‘The Walking Dead’ Creator Robert Kirkman Less Interested in Zombie Aspect

The Walking Dead creator Robert Kirkman admits he's no longer as interested in the zombie aspect of his ongoing comic book.

Kirkman addressed the book's reduced focus on walker action in the "Letter Hacks" column ending this month's The Walking Dead #190, where he answered a letter criticizing the series' shift away from the undead, who now feel like "an afterthought or slight irritation."

"I think we got a LIIIITTLE interesting zombie action with Eugene's fire extinguisher trick," Kirkman wrote, citing a standout scene from The Walking Dead #189 which saw Eugene, trapped inside an engine car, MacGyver a spinning fire extinguisher as a distraction to escape a herd of walkers.

"But really, the zombie aspect doesn't interest me all that much after all these years. Seeing people caught by zombies and eaten isn't fun for me. And narratively... for people to have lived this long, they need to be smart enough to avoid those kinds of traps... so that's why it doesn't happen as often."

"For better or worse, this book has evolved past intestine-eating," Kirkman added. "I'm not saying it'll NEVER happen again... but it'll never be the focus. I said all I wanted to say about avoiding and getting eaten by zombies in the first 50 issues or so."

The book, launched in 2003, has long depicted humans as the greater threat in a desolate world overrun by re-animated, flesh-eating corpses. The walkers in turn act as sometimes-dangerous background noise while Rick Grimes and the survivors battle groups of humans, including the oppressive Saviors and then the walker skin-wearing Whisperers, who would weaponize the walkers in their war against Rick's growing civilization.

The Walking Dead currently finds Rick embroiled in a quickly worsening situation at the Commonwealth, a near-utopia network of settlements comprised of 50,000-something survivors. This story, diving into political and sociological issues, isn't without its dangers: the Commonwealth is now in the middle of a revolt against the upper class and has since been breached by an overwhelming number of walkers.

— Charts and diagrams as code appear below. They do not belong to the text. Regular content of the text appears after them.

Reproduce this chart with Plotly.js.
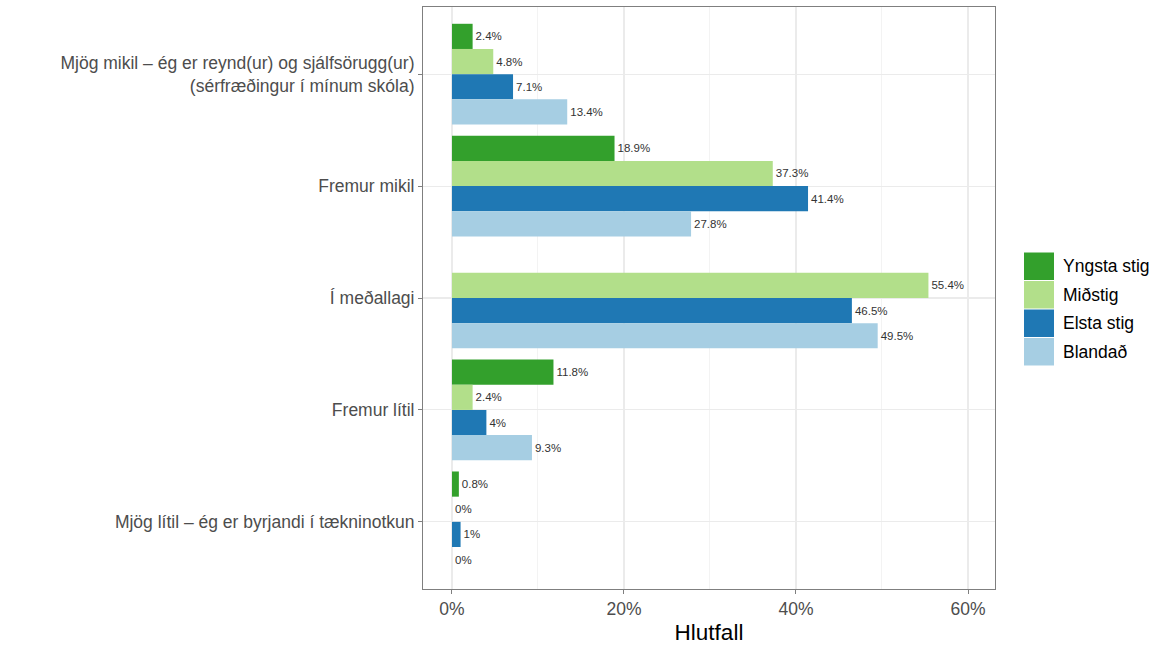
<!DOCTYPE html>
<html><head><meta charset="utf-8">
<script src="https://cdn.plot.ly/plotly-3.0.1.min.js"></script>
<style>html,body{margin:0;padding:0;background:#fff}#chart{width:1169px;height:646px}</style>
</head><body><div id="chart"></div>
<script>
const categories = [
  "Mjög mikil – ég er reynd(ur) og sjálfsörugg(ur)<br>(sérfræðingur í mínum skóla)",
  "Fremur mikil",
  "Í meðallagi",
  "Fremur lítil",
  "Mjög lítil – ég er byrjandi í tækninotkun"
];
const seriesNames = ["Yngsta stig", "Miðstig", "Elsta stig", "Blandað"];
const yngsta = [2.4, 18.9, null, 11.8, 0.8];
const midstig = [4.8, 37.3, 55.4, 2.4, 0];
const elsta = [7.1, 41.4, 46.5, 4, 1];
const blandad = [13.4, 27.8, 49.5, 9.3, 0];
const colors = ["#33a02c", "#b2df8a", "#1f78b4", "#a6cee3"];
const xTicks = [0, 20, 40, 60];

const allSeries = [yngsta, midstig, elsta, blandad];
const FONT = "Liberation Sans, Arial, sans-serif";

const traces = allSeries.map((vals, i) => ({
  type: "bar",
  orientation: "h",
  name: seriesNames[i],
  y: categories,
  x: vals,
  marker: {color: colors[i]},
  text: vals.map(v => v === null ? "" : String(v) + "%"),
  textposition: "outside",
  constraintext: "none",
  cliponaxis: false,
  textfont: {family: FONT, size: 11.5, color: "#333333"},
  hoverinfo: "x+name",
  showlegend: false
}));

// plot area in pixels
const L = 423, R = 995, T = 7, B = 589;
const W = R - L, H = B - T;
const px = x => (x - L) / W;
const py = y => (B - y) / H;

const shapes = [];
const annotations = [];
const keyTop = 252, keyH = 28.5;
seriesNames.forEach((n, i) => {
  const y0 = keyTop + i * keyH;
  shapes.push({type: "rect", xref: "paper", yref: "paper",
    x0: px(1024), x1: px(1054), y0: py(y0 + 0.5), y1: py(y0 + keyH - 0.5),
    fillcolor: colors[i], line: {width: 0}});
  annotations.push({xref: "paper", yref: "paper", x: px(1061), y: py(y0 + keyH / 2),
    text: n, showarrow: false, xanchor: "left", yanchor: "middle",
    font: {family: FONT, size: 17.5, color: "#000000"}});
});

const layout = {
  width: 1169, height: 646,
  margin: {l: L, r: 1169 - R, t: T, b: 646 - B, pad: 0},
  paper_bgcolor: "#ffffff", plot_bgcolor: "#ffffff",
  barmode: "group", bargap: 0.1, bargroupgap: 0,
  font: {family: FONT},
  showlegend: false,
  xaxis: {
    range: [-3.37, 63.14], tickvals: xTicks, ticktext: xTicks.map(v => v + "%"),
    showgrid: true, gridcolor: "#ebebeb", gridwidth: 1.1,
    minor: {dtick: 10, tick0: 0, showgrid: true, gridcolor: "#f0f0f0", gridwidth: 0.8},
    zeroline: false, showline: true, mirror: true, linecolor: "#7f7f7f", linewidth: 1,
    ticks: "outside", ticklen: 4, tickcolor: "#7f7f7f",
    tickfont: {family: FONT, size: 17.5, color: "#4d4d4d"},
    title: {text: "Hlutfall", font: {family: FONT, size: 22.5, color: "#000000"}, standoff: 6}
  },
  yaxis: {
    type: "category", range: [4.6, -0.6],
    showgrid: true, gridcolor: "#ebebeb", gridwidth: 1.1,
    zeroline: false, showline: true, mirror: true, linecolor: "#7f7f7f", linewidth: 1,
    ticks: "outside", ticklen: 4, tickcolor: "#7f7f7f",
    tickfont: {family: FONT, size: 17.5, color: "#4d4d4d"}
  },
  shapes: shapes,
  annotations: annotations
};

Plotly.newPlot("chart", traces, layout, {displayModeBar: false, staticPlot: true});
</script></body></html>
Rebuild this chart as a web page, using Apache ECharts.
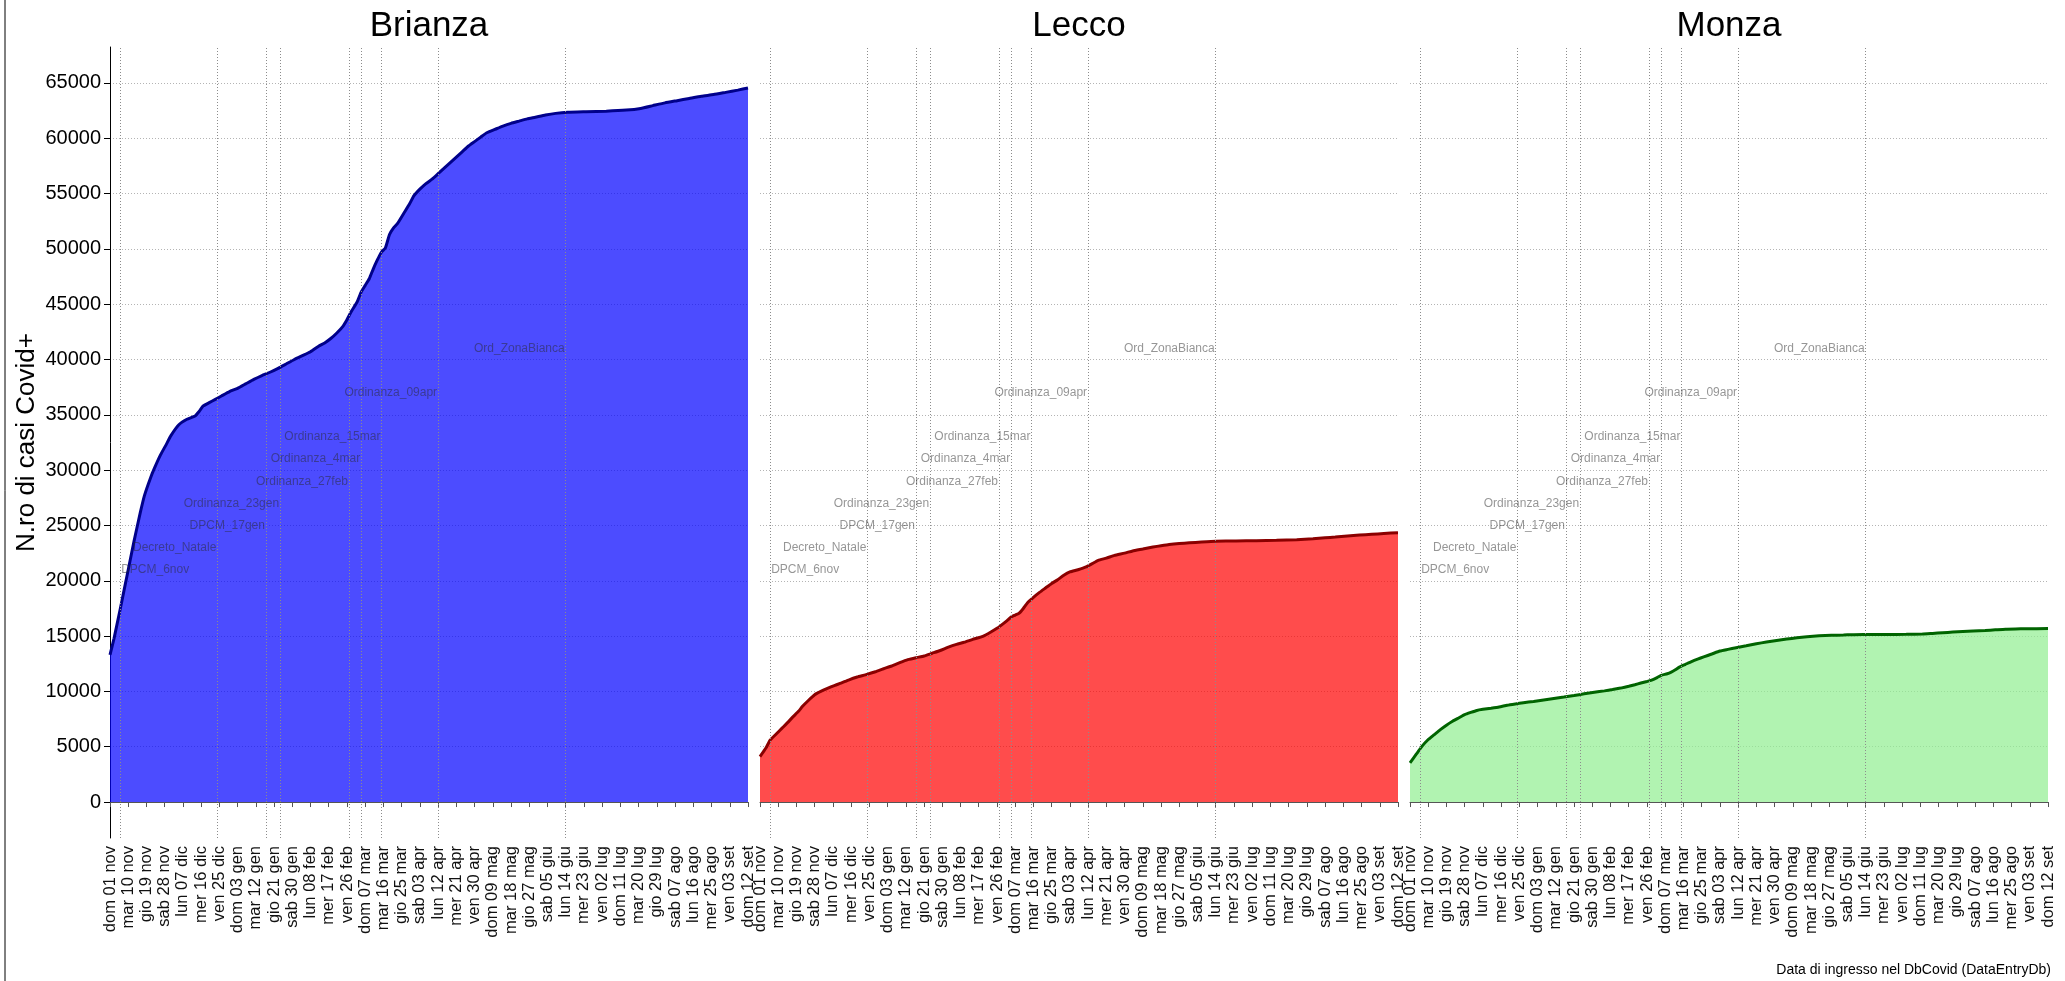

When celebrating its 15th anniversary in October, Kirkman said The Walking Dead isn't ending anytime soon, but he does have a general idea of an endgame.

"I know what I'm building to, to eventually wrap things up," he told Variety. "If I didn't have that I'd just be twisting in the wind trying to lay track. I don't know if that's going to come in 1,000 issues or 100 issues, but I know what the conclusion of the story is and what has to happen to get there."

The Walking Dead next releases issue #191 May 1.